Court Order re: Effect of Commutation on Supervised Release [Doc 383]

OCR Job on Docket Entry No. 383. A legal technicality as to whether the law permits supervised release at all, when a convicted defendant does not serve time in prison.

I'd go with the plain reading of the law. Supervised release is out of the question, and since probation wasn't imposed to begin with, probation is out of the question too.

I doubt this was a planned artifact of the clemecy order. Just one of those things.


                                             ORDER

     On June 5, 2007, the defendant was sentenced to a term of thirty months in prison and
two years of supervised release as a result of his March 6, 2007 conviction on four counts of
perjury, obstruction of justice, and making false statements to federal investigators.

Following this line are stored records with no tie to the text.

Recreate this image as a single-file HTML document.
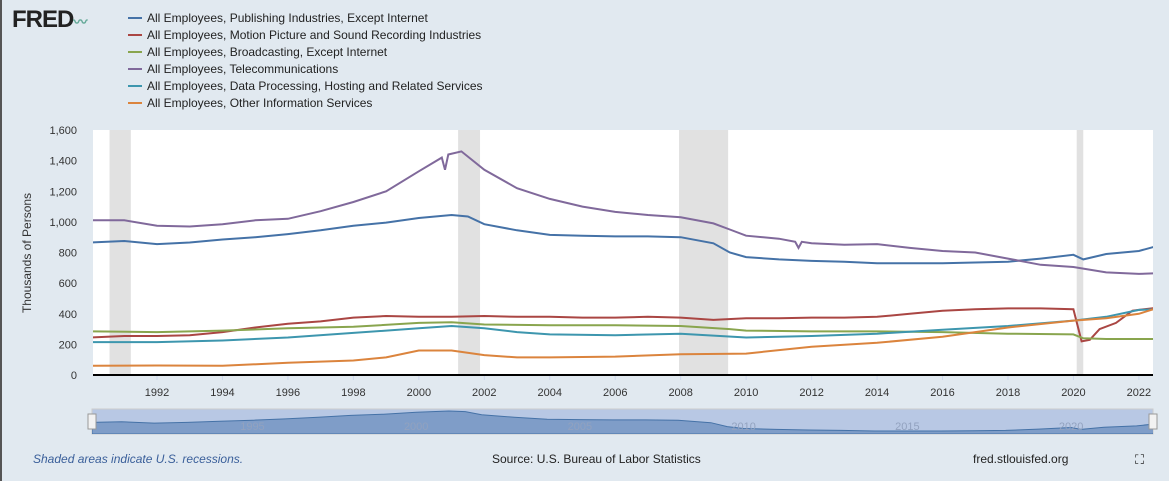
<!DOCTYPE html>
<html><head><meta charset="utf-8"><style>
body{margin:0;width:1169px;height:481px;background:#e1e9f0;font-family:"Liberation Sans",sans-serif;overflow:hidden;position:relative}
.lg{position:absolute;left:128px;font-size:12px;color:#222}
.lg span{display:inline-block;width:14px;height:2px;vertical-align:middle;margin-right:5px;position:relative;top:-1px}
</style></head><body>
<div style="position:absolute;left:0;top:0;width:2px;height:481px;background:#555"></div>
<div style="position:absolute;left:12px;top:6px;font-weight:bold;font-size:24px;color:#222;letter-spacing:-1px">FRED<span style="font-size:14px;color:#6a9">〰</span></div>
<div id="legend"></div>
<svg id="c" width="1169" height="481" style="position:absolute;left:0;top:0"></svg>
<div style="position:absolute;left:33px;top:452px;font-size:12px;font-style:italic;color:#3a5f9a">Shaded areas indicate U.S. recessions.</div>
<div style="position:absolute;left:492px;top:452px;font-size:12px;color:#222">Source: U.S. Bureau of Labor Statistics</div>
<div style="position:absolute;left:973px;top:452px;font-size:12px;color:#222">fred.stlouisfed.org</div>
<div style="position:absolute;left:1135px;top:452px;font-size:13px;color:#222">⛶</div>
<script>
const names=["All Employees, Publishing Industries, Except Internet","All Employees, Motion Picture and Sound Recording Industries","All Employees, Broadcasting, Except Internet","All Employees, Telecommunications","All Employees, Data Processing, Hosting and Related Services","All Employees, Other Information Services"];
const colors=["#4572a7","#aa4643","#89a54e","#80699b","#3d96ae","#db843d"];
const recessions=[[1990.55,1991.2],[2001.2,2001.87],[2007.95,2009.45],[2020.1,2020.3]];
const yTicks=[0,200,400,600,800,1000,1200,1400,1600];
const xTicks=[1992,1994,1996,1998,2000,2002,2004,2006,2008,2010,2012,2014,2016,2018,2020,2022];
const pubT=[1990,1991,1992,1993,1994,1995,1996,1997,1998,1999,2000,2001,2001.5,2002,2003,2004,2005,2006,2007,2008,2009,2009.5,2010,2011,2012,2013,2014,2015,2016,2017,2018,2019,2020,2020.3,2021,2022,2022.6];
const pubV=[865,875,855,865,885,900,920,945,975,995,1025,1045,1035,985,945,915,910,905,905,900,860,800,770,755,745,740,730,730,730,735,740,760,785,755,790,810,845];
const telT=[1990,1991,1992,1993,1994,1995,1996,1997,1998,1999,2000,2000.7,2000.8,2000.9,2001.3,2002,2003,2004,2005,2006,2007,2008,2009,2009.5,2010,2011,2011.5,2011.6,2011.7,2012,2013,2014,2015,2016,2017,2018,2019,2020,2021,2022,2022.6];
const telV=[1010,1010,975,970,985,1010,1020,1070,1130,1200,1330,1420,1340,1440,1460,1340,1220,1150,1100,1065,1045,1030,990,950,910,890,870,830,870,860,850,855,830,810,800,760,720,705,670,660,665];
const motT=[1990,1991,1992,1993,1994,1995,1996,1997,1998,1999,2000,2001,2002,2003,2004,2005,2006,2007,2008,2009,2010,2011,2012,2013,2014,2015,2016,2017,2018,2019,2020,2020.25,2020.5,2020.8,2021.3,2021.8,2022,2022.6];
const motV=[245,255,255,260,280,310,335,350,375,385,380,380,385,380,380,375,375,380,375,360,370,370,375,375,380,400,420,430,435,435,430,220,230,300,340,420,425,440];
const broT=[1990,1992,1994,1996,1998,2000,2001,2002,2004,2006,2008,2009.5,2010,2012,2014,2016,2018,2020,2020.3,2021,2022.6];
const broV=[285,280,290,305,315,340,345,330,325,325,320,300,290,285,285,280,270,265,240,235,235];
const datT=[1990,1992,1994,1996,1998,2000,2001,2002,2003,2004,2006,2008,2010,2012,2014,2016,2018,2020,2021,2022,2022.6];
const datV=[215,215,225,245,275,305,320,305,280,265,260,270,245,255,270,295,320,355,380,425,430];
const othT=[1990,1992,1994,1996,1998,1999,2000,2001,2002,2003,2004,2006,2008,2010,2012,2014,2016,2018,2020,2021,2022,2022.6];
const othV=[60,62,60,80,95,115,160,160,130,115,115,120,135,140,185,210,250,310,355,370,400,440];
const series=[[pubT,pubV],[motT,motV],[broT,broV],[telT,telV],[datT,datV],[othT,othV]];
const L=93,R=1153,T=130,B=375;
const x=t=>157+(t-1992)*32.73, y=v=>B-v*(B-T)/1600;
const NS="http://www.w3.org/2000/svg", svg=document.getElementById('c');
function mk(tag,a,p){const e=document.createElementNS(NS,tag);for(const k in a)e.setAttribute(k,a[k]);(p||svg).appendChild(e);return e;}
const lgd=document.getElementById('legend');
names.forEach((n,i)=>{const d=document.createElement('div');d.className='lg';d.style.top=(11+i*17)+'px';d.innerHTML='<span style="background:'+colors[i]+'"></span>'+n;


lgd.appendChild(d);});
const bg=mk('rect',{x:L,y:T,width:R-L,height:B-T,fill:'#fff'});


recessions.forEach(r=>{const e=mk('rect',{x:x(r[0]),y:T,width:x(r[1])-x(r[0]),height:B-T,fill:'#e1e1e1'});

});
yTicks.forEach(v=>{
const t=mk('text',{x:77,y:y(v)+4,'text-anchor':'end','font-size':11,fill:'#333'});t.textContent=v.toLocaleString('en-US');

});
xTicks.forEach(v=>{mk('line',{x1:x(v),x2:x(v),y1:B,y2:B+5,stroke:'#ccd6eb'});
const t=mk('text',{x:x(v),y:396,'text-anchor':'middle','font-size':11,fill:'#333'});t.textContent=v;

});
const yt=mk('text',{x:31,y:253,'text-anchor':'middle','font-size':12,fill:'#333',transform:'rotate(-90 31 253)'});yt.textContent='Thousands of Persons';


const cp=mk('clipPath',{id:'cl'});mk('rect',{x:L,y:T-20,width:R-L,height:B-T+20},cp);
series.forEach((s,i)=>{const p=mk('path',{d:s[0].map((t,j)=>(j?'L':'M')+x(t).toFixed(1)+','+y(s[1][j]).toFixed(1)).join(''),fill:'none',stroke:colors[i],'stroke-width':2,'clip-path':'url(#cl)'});

});
const ax=mk('line',{x1:L,x2:R,y1:B,y2:B,stroke:'#000','stroke-width':2});


// navigator
const nT=409,nB=434,nx=t=>92+(t-1990.1)*(1153-92)/32.4,ny=v=>431-(v-730)*0.0635;
const cp2=mk('clipPath',{id:'cl2'});mk('rect',{x:92,y:nT,width:1061,height:nB-nT},cp2);
const nb=mk('rect',{x:92,y:nT,width:1061,height:nB-nT,fill:'#b8c8e4',stroke:'#ccc'});


const na=mk('path',{d:'M'+nx(1990.1)+','+nB+pubT.map((t,j)=>'L'+nx(Math.max(t,1990.1)).toFixed(1)+','+ny(pubV[j]).toFixed(1)).join('')+'L1153,'+nB+'Z',fill:'#7f9dc8',stroke:'#4572a7','stroke-width':1,'clip-path':'url(#cl2)'});


[1995,2000,2005,2010,2015,2020].forEach(v=>{const t=mk('text',{x:nx(v),y:430,'text-anchor':'middle','font-size':11,fill:'#92a2bf'});t.textContent=v;

});
[92,1153].forEach(hx=>{const h=mk('rect',{x:hx-4,y:414,width:8,height:15,fill:'#f2f2f2',stroke:'#999'});

});
</script>
</body></html>
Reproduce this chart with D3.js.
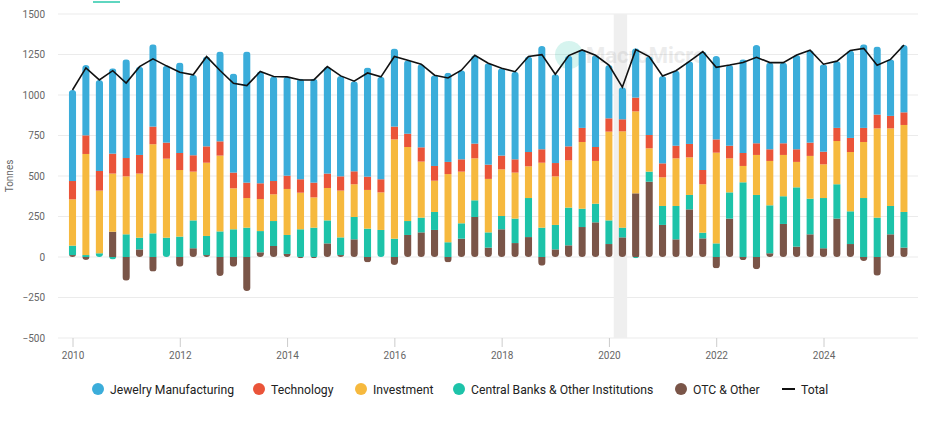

Judgment at
3-4; see 18 U.S.C. Sec. 3583(a)(2000) (stating that "[t]he court, in imposing a sentence to a term of
imprisonment for a felony or a misdemeanor, may include as a part of the sentence a requirement
that the defendant be placed on a term of supervised release after imprisonment").  In addition,
the Court imposed a fine of $250,000 and a special assessment of $400 on the defendant.
Judgment at 6.

    On Ju1y 2, 2007, the President of the United States commuted the term of incarceration
imposed upon the defendant by the Court, "leaving intact and in effect the two-year term of
supervised release, with all its conditions, and all other components of the sentence." Grant of
Executive Clemency at 1.  It has been brought to the Court's attention that the United States
Probation Office for the District Court of the District of Columbia intends to contact the
defendant imminently to require him to begin his term of supervised release.  Strictly construed,
the statute authorizing the imposition of supervised release indicates that such release should



occur only after the defendant has already served a term of imprisonment. 18 U.S.C.Sec. 3583(a)
(stating that the defendant "[may] be placed on a term of supervised release after imprisonment")
(emphasis added).  That is, despite the President's direction that the defendant's prison sentence
be commuted and his term of supervised release remain intact, see Grant of Executive Clemency
at 1, Sec. 3583 does not appear to contemplate a situation in which a defendant may be placed under
supervised release without first completing a term of incarceration.  It is therefore unclear how Sec.
3583 should be interpreted in unusual circumstances such as these, and the Court seeks the
parties' positions as to whether the defendant should be required to report to the Probation Office
immediately, whether he should be allowed to remain free of supervision until some later, more
appropriate time, or, indeed, whether the plain meaning of Sec. 3583 precludes the application of a
term of supervised release altogether now that the prison sentence has been commuted.

Accordingly, it is hereby

ORDERED that the parties shall, by July 9, 2007, submit to the Court their respective
positions regarding the application of Sec. 3583 in light of the President's commutation of the
defendant's prison sentence. 1

SO ORDERED this 3rd day of July, 2007.

---
1 If either party believes that it would be helpful to solicit clarification from the White 
House regarding the President's position on the proper interpretation of Sec. 3583 in light of his 
Grant of Executive Clemency, they are encouraged to do so.